Print, word for word, every line from the beginning of the listing up to and including the line with "text=black!11] (wm) at". Pictures are to be excluded.
┏━━
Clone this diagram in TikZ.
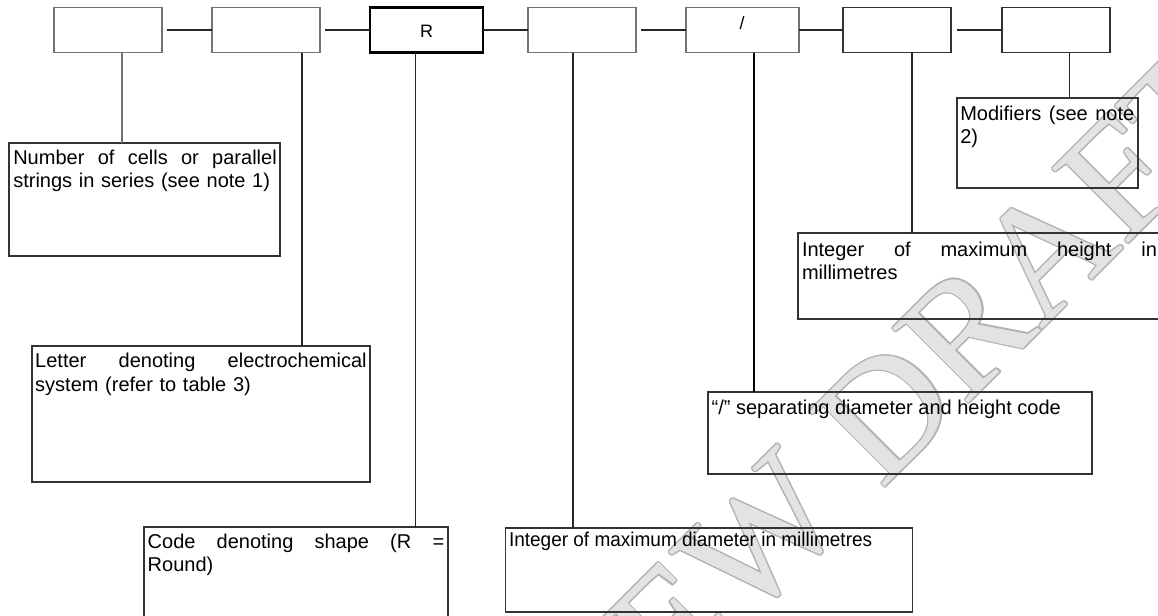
\documentclass[tikz,border=0pt]{standalone}
\usepackage{fontspec}
\setmainfont{Liberation Sans}
\newfontfamily\wmfont{Liberation Serif}
\newfontfamily\narrowfont[FakeStretch=0.95]{Liberation Sans}
\usetikzlibrary{fit,calc}
\newcommand{\jline}[1]{\hbox to \linewidth{#1}}
\begin{document}
\begin{tikzpicture}[x=0.75pt,y=-0.75pt,
  tbox/.style={draw=black!55, line width=0.8pt, inner sep=0pt, outer sep=0pt},
  rbox/.style={draw=black, line width=1.6pt, inner sep=0pt, outer sep=0pt},
  lbox/.style={draw=black!80, line width=0.8pt, inner sep=0pt, outer sep=0pt},
  conn/.style={draw=black!85, line width=0.8pt},
  gconn/.style={draw=black!55, line width=0.8pt},
  thconn/.style={draw=black, line width=1.5pt},
  lbl/.style={anchor=base west, inner sep=0pt, outer sep=0pt, align=left,
    font=\fontsize{15}{17.5}\selectfont},
  toptxt/.style={anchor=base, inner sep=0pt, font=\fontsize{13.5}{16}\selectfont},
  wmark/.style={rotate=45, inner sep=0pt,
    font=\wmfont\fontsize{122}{122}\selectfont}]
\useasboundingbox (0,0) rectangle (1158,615);
\clip (0,0) rectangle (1158,615);

% watermark: outline copies, then light fill
\foreach \a in {0,30,...,330}
  \node[wmark, text=black!30] (wmo\a) at ($(888,410)+(\a:1.3)$) {NEW DRAFT};
\node[wmark, text=black!11] (wm) at (888,410) {NEW DRAFT};

% top row
\node[tbox, fit={(54,7.5) (162,52.5)}] (t1) {};
\node[tbox, fit={(212,7.5) (320,52.5)}] (t2) {};
\node[rbox, fit={(370,7.5) (483,52.5)}] (t3) {};
\node[tbox, fit={(528,7.5) (636,52.5)}] (t4) {};
\node[tbox, fit={(686,7.5) (799,52.5)}] (t5) {};
\node[lbox, fit={(843,7.5) (951,52.5)}] (t6) {};
\node[lbox, fit={(1002,7.5) (1110,52.5)}] (t7) {};
\node[toptxt] (rtxt) at (426.5,37.3) {R};
\node[toptxt] (stxt) at (742,29) {/};

\draw[conn, shorten <=3.75pt] (t1.east) -- (t2.west);
\draw[conn, shorten <=3.75pt] (t2.east) -- (t3.west);
\draw[conn] (t3.east) -- (t4.west);
\draw[conn, shorten <=3.75pt] (t4.east) -- (t5.west);
\draw[conn] (t5.east) -- (t6.west);
\draw[conn, shorten <=4.5pt] (t6.east) -- (t7.west);

% label boxes
\node[lbox, fit={(9,143) (280,256)}] (A) {};
\node[lbox, fit={(32,346) (370,482)}] (B) {};
\node[lbox, fit={(144,527) (448,640)}] (C) {};
\node[lbox, fit={(505.5,528) (912.5,612)}] (D) {};
\node[lbox, fit={(708,392) (1092,474)}] (S) {};
\node[lbox, fit={(798,233) (1161,319)}] (H) {};
\node[lbox, fit={(957,98) (1138,188)}] (M) {};

% label texts
\node[lbl, text width=197.6pt] (At) at ($(A.north west)+(4.3,21.4)$)
  {\jline{Number \hfill of \hfill cells \hfill or \hfill parallel}\\strings in series (see note 1)};
\node[lbl, text width=248.6pt] (Bt) at ($(B.north west)+(3.2,21.7)$)
  {\jline{Letter \hfill denoting \hfill electrochemical}\\system (refer to table 3)};
\node[lbl, text width=222.4pt] (Ct) at ($(C.north west)+(3.7,21.3)$)
  {\jline{Code \hfill denoting \hfill shape \hfill (R \hfill =}\\Round)};
\node[lbl] (Dt) at ($(D.north west)+(3.5,18.5)$)
  {\narrowfont Integer of maximum diameter in millimetres};
\node[lbl] (St) at ($(S.north west)+(3.7,22)$)
  {“/” separating diameter and height code};
\node[lbl, text width=266.2pt] (Ht) at ($(H.north west)+(4,23)$)
  {\jline{Integer \hfill of \hfill maximum \hfill height \hfill in}\\millimetres};
\node[lbl, text width=130.5pt] (Mt) at ($(M.north west)+(3.3,22)$)
  {\jline{Modifiers \hfill (see \hfill note}\\2)};

% vertical connectors
\coordinate (x1) at (122,0);
\coordinate (x2) at (302,0);
\coordinate (x3) at (415.5,0);
\coordinate (x4) at (573,0);
\coordinate (x5) at (753.5,0);
\coordinate (x6) at (912,0);
\coordinate (x7) at (1069.5,0);
\draw[gconn] (x1 |- t1.south) -- (x1 |- A.north);
\draw[conn] (x2 |- t2.south) -- (x2 |- B.north);
\draw[conn] (x3 |- t3.south) -- (x3 |- C.north);
\draw[conn] (x4 |- t4.south) -- (x4 |- D.north);
\draw[thconn] (x5 |- t5.south) -- (x5 |- S.north);
\draw[conn] (x6 |- t6.south) -- (x6 |- H.north);
\draw[conn] (x7 |- t7.south) -- (x7 |- M.north);
\end{tikzpicture}
\end{document}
┗━━
[Final result]:
Clone this diagram in TikZ.
\documentclass[tikz,border=0pt]{standalone}
\usepackage{fontspec}
\setmainfont{Liberation Sans}
\newfontfamily\wmfont{Liberation Serif}
\newfontfamily\narrowfont[FakeStretch=0.95]{Liberation Sans}
\usetikzlibrary{fit,calc}
\newcommand{\jline}[1]{\hbox to \linewidth{#1}}
\begin{document}
\begin{tikzpicture}[x=0.75pt,y=-0.75pt,
  tbox/.style={draw=black!55, line width=0.8pt, inner sep=0pt, outer sep=0pt},
  rbox/.style={draw=black, line width=1.6pt, inner sep=0pt, outer sep=0pt},
  lbox/.style={draw=black!80, line width=0.8pt, inner sep=0pt, outer sep=0pt},
  conn/.style={draw=black!85, line width=0.8pt},
  gconn/.style={draw=black!55, line width=0.8pt},
  thconn/.style={draw=black, line width=1.5pt},
  lbl/.style={anchor=base west, inner sep=0pt, outer sep=0pt, align=left,
    font=\fontsize{15}{17.5}\selectfont},
  toptxt/.style={anchor=base, inner sep=0pt, font=\fontsize{13.5}{16}\selectfont},
  wmark/.style={rotate=45, inner sep=0pt,
    font=\wmfont\fontsize{122}{122}\selectfont}]
\useasboundingbox (0,0) rectangle (1158,615);
\clip (0,0) rectangle (1158,615);

% watermark: outline copies, then light fill
\foreach \a in {0,30,...,330}
  \node[wmark, text=black!30] (wmo\a) at ($(888,410)+(\a:1.3)$) {NEW DRAFT};
\node[wmark, text=black!11] (wm) at (888,410) {NEW DRAFT};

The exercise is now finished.